Sur les réseaux sociaux, on a l'impression parfois qu'il faut être parfait d'un point de vue moral. Qu'est-ce que vous en pensez, vous qui êtes philosophe ?
Oui, c'est une sorte de quête de pureté totale, c'est-à-dire pureté morale, qui s'explique dans un contexte où effectivement on n'a plus de grand récit, ce qu'on appelait les grands récits, soit les idéologies, soit les religions, qui permettaient d'avoir une grille de lecture sur le monde, et faute de ce grand récit, le monde devient complexe, c'està-dire qu'on ne comprend plus.

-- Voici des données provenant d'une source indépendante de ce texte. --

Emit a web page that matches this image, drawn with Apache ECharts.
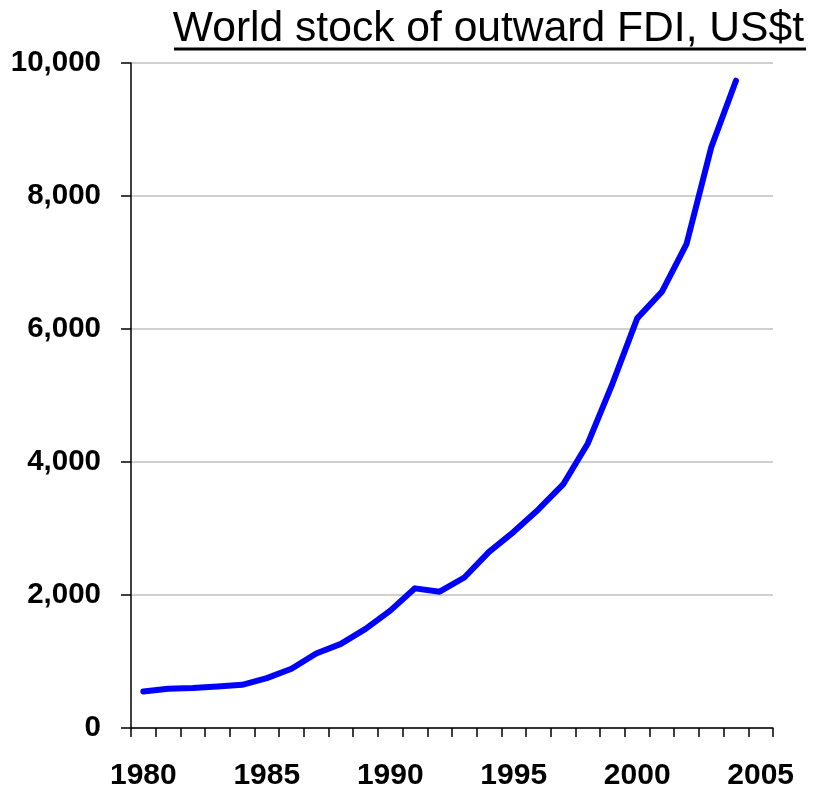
<!DOCTYPE html>
<html>
<head>
<meta charset="utf-8">
<script src="https://cdn.jsdelivr.net/npm/echarts@6/dist/echarts.min.js"></script>
<style>html,body{margin:0;padding:0;background:#fff;}#c{width:813px;height:791px;}</style>
</head>
<body>
<div id="c"></div>
<script>
const years = ['1980','1981','1982','1983','1984','1985','1986','1987','1988','1989','1990','1991','1992','1993','1994','1995','1996','1997','1998','1999','2000','2001','2002','2003','2004','2005'];
const fdiStock = [550, 590, 600, 625, 650, 750, 890, 1120, 1265, 1490, 1765, 2100, 2050, 2263, 2648, 2950, 3286, 3662, 4279, 5180, 6160, 6560, 7280, 8732, 9734];
const yTicks = { min: 0, max: 10000, interval: 2000 };
const titleText = 'World stock of outward FDI, US$t';

const font = '"Liberation Sans", Arial, sans-serif';
const chart = echarts.init(document.getElementById('c'), null, { renderer: 'canvas' });
chart.setOption({
  animation: false,
  backgroundColor: '#ffffff',
  title: {
    text: titleText,
    right: 4,
    top: 3,
    textStyle: { fontFamily: font, fontSize: 42.6, fontWeight: 'normal', color: '#000' }
  },
  graphic: [{
    type: 'rect',
    shape: { x: 174, y: 47.5, width: 632, height: 3 },
    style: { fill: '#000' }
  }],
  grid: { left: 131, right: 40, top: 63, bottom: 63 },
  xAxis: {
    type: 'category',
    data: years,
    boundaryGap: true,
    axisLine: { show: true, lineStyle: { color: '#000', width: 1.5 } },
    axisTick: { show: true, interval: 0, length: 9, lineStyle: { color: '#000', width: 1.5 } },
    axisLabel: { interval: 4, margin: 33, fontFamily: font, fontSize: 30, fontWeight: 'bold', color: '#000' },
    splitLine: { show: false }
  },
  yAxis: {
    type: 'value',
    min: yTicks.min, max: yTicks.max, interval: yTicks.interval,
    axisLine: { show: true, lineStyle: { color: '#000', width: 1.5 } },
    axisTick: { show: true, length: 10, lineStyle: { color: '#000', width: 1.5 } },
    axisLabel: {
      margin: 30, fontFamily: font, fontSize: 29.5, fontWeight: 'bold', color: '#000',
      formatter: v => v.toLocaleString('en-US')
    },
    splitLine: { show: true, lineStyle: { color: '#c0c0c0', width: 1.5 } }
  },
  series: [{
    type: 'line',
    data: fdiStock,
    showSymbol: false,
    smooth: false,
    lineStyle: { color: '#0000ff', width: 6, cap: 'round', join: 'round' }
  }]
});
</script>
</body>
</html>
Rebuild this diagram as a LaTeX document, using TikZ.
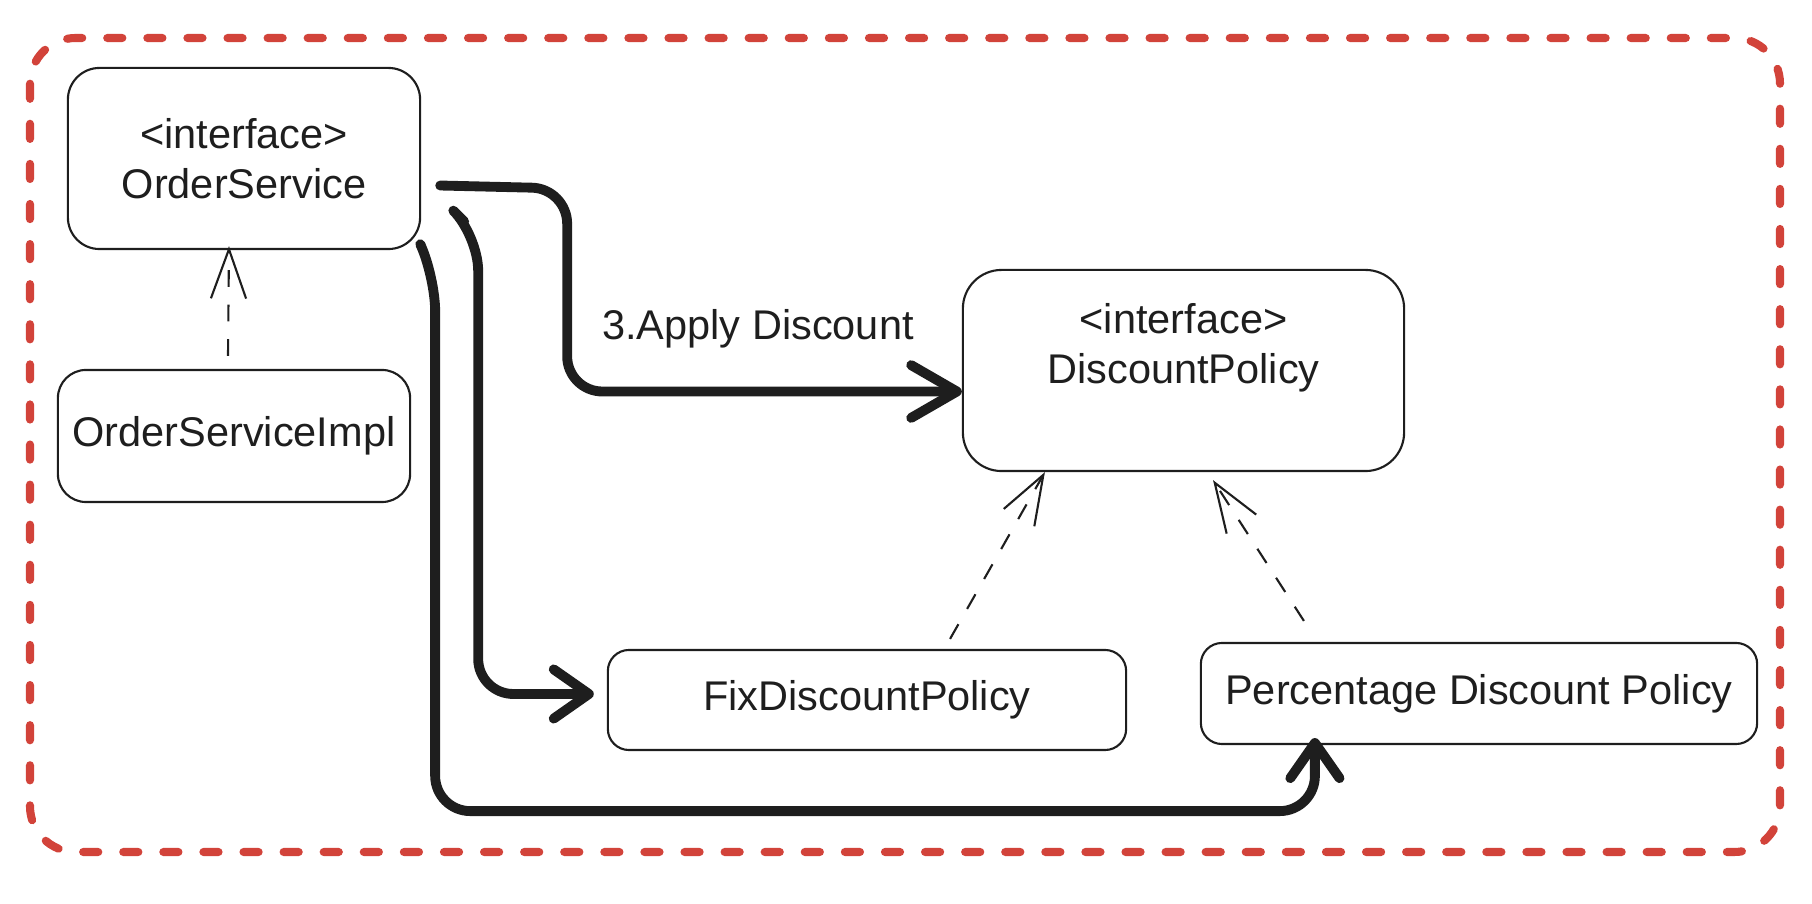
\documentclass[tikz,border=0pt]{standalone}
\usepackage{fontspec}
\setmainfont{Liberation Sans}
\usepackage{tikz}
\usetikzlibrary{arrows.meta}
\definecolor{ink}{RGB}{30,30,30}
\definecolor{redline}{RGB}{210,67,58}

\begin{document}
\begin{tikzpicture}[x=0.01cm,y=-0.01cm,
        box/.style={draw=ink,line width=0.6pt,inner sep=0pt,align=center},
        txt/.style={text=ink,font=\fontsize{11.8}{14.2}\selectfont,align=center},
        real/.style={draw=ink,line width=0.6pt,dash pattern=on 4.8pt off 5pt,-{Straight Barb[length=14pt,width=10pt]}},
        flow/.style={draw=ink,line width=2.8pt,line cap=round,line join=round,rounded corners=10pt,-{Straight Barb[length=10pt,width=14pt,round]}},
        border/.style={draw=redline,line width=2.3pt,line cap=round,dash pattern=on 4.3pt off 7.1pt,rounded corners=13pt}]
        \useasboundingbox (0,0) rectangle (1812,904);
        \draw [border] (30,38) rectangle (1780,852);%frame
        \node[box,txt,minimum width=3.52cm,minimum height=1.81cm,rounded corners=9pt] (S) at (244,158.5) {<interface>\\OrderService};%os
        \node[box,txt,minimum width=3.52cm,minimum height=1.32cm,rounded corners=8pt] (I) at (234,436) {OrderServiceImpl};%osi
        \node[box,minimum width=4.41cm,minimum height=2.01cm,rounded corners=11pt] (P) at (1183.5,370.5) {};%dp
        \node[txt] (Pt) at ([yshift=0.23cm]P.center) {<interface>\\DiscountPolicy};
        \node[box,txt,minimum width=5.18cm,minimum height=1.00cm,rounded corners=6pt] (F) at (867,700) {FixDiscountPolicy};%fix
        \node[box,txt,minimum width=5.56cm,minimum height=1.01cm,rounded corners=6pt] (R) at (1479,693.5) {Percentage Discount Policy};%rate
        \node[txt] (L) at (758,329) {3.Apply Discount};
        \draw [real] ([xshift=-0.06cm,yshift=0.13cm]I.north)--([xshift=-0.15cm,yshift=0.04cm]S.south);
        \draw [real] ([xshift=0.83cm,yshift=0.1cm]F.north)--([xshift=-1.385cm]P.south);
        \draw [real] ([xshift=-1.75cm,yshift=0.21cm]R.north)--([xshift=0.295cm,yshift=-0.08cm]P.south);
        \draw [flow,-{Straight Barb[length=13pt,width=15pt,round]}] ([xshift=0.19cm,yshift=-0.27cm]S.east)--++(127,3)|-([yshift=-0.21cm]P.west);
        \draw [flow] ([xshift=0.43cm,yshift=-0.63cm]S.east)--++(14,14)|-([xshift=-0.13cm,yshift=0.06cm]F.west);
        \draw [flow] ([yshift=0.04cm]S.south east)--++(14,30)--++(0,535)-|([xshift=-1.64cm,yshift=0.07cm]R.south);
\end{tikzpicture}
\end{document}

Et les catégories qui se présentent à nous les plus simples, les plus évidentes, c'est bien et mal.
Et évidemment le bien, c'est une quête infinie.
Il faut le chercher toujours, il y a une sorte de de de quête absolue de pureté morale.
J'allais dire c'est très intéressant, parce que le mal existe à bien des égards plus que le bien, c'est-à-dire, voyez, quand on est malade, on voit qu'on est malade, quand on est en bonne santé, on l'oublie, le salaud, on le repère, la personne bienveillante et bienfaisante, il y a toujours un doute, on va essayer de décrypter, de voir...
Donc, voyez, c'est cette logique de radicalité, de quête de la pureté, de la bonté, avec, j'ajoute ce point. Qu'au fond, dénoncer le mal des autres nous fait exister aussi, c'est quelque chose qui remplit notre existence.
Dans une existence effectivement individuelle, on a le sentiment qu'on ne sait plus trop où on est dans ce monde illisible, eh bien, dénoncer, s'indigner permet de sentir qu'on existe.
Et ça, c'est un point qui, je pense, est important pour expliquer la dynamique actuelle des réseaux sociaux.
Du point de vue de l'hygiène personnelle, je pense que le principe sur ces questions, c'est d'essayer de penser contre soi-même, c'est-à-dire d'essayer de se penser à la place d'autrui.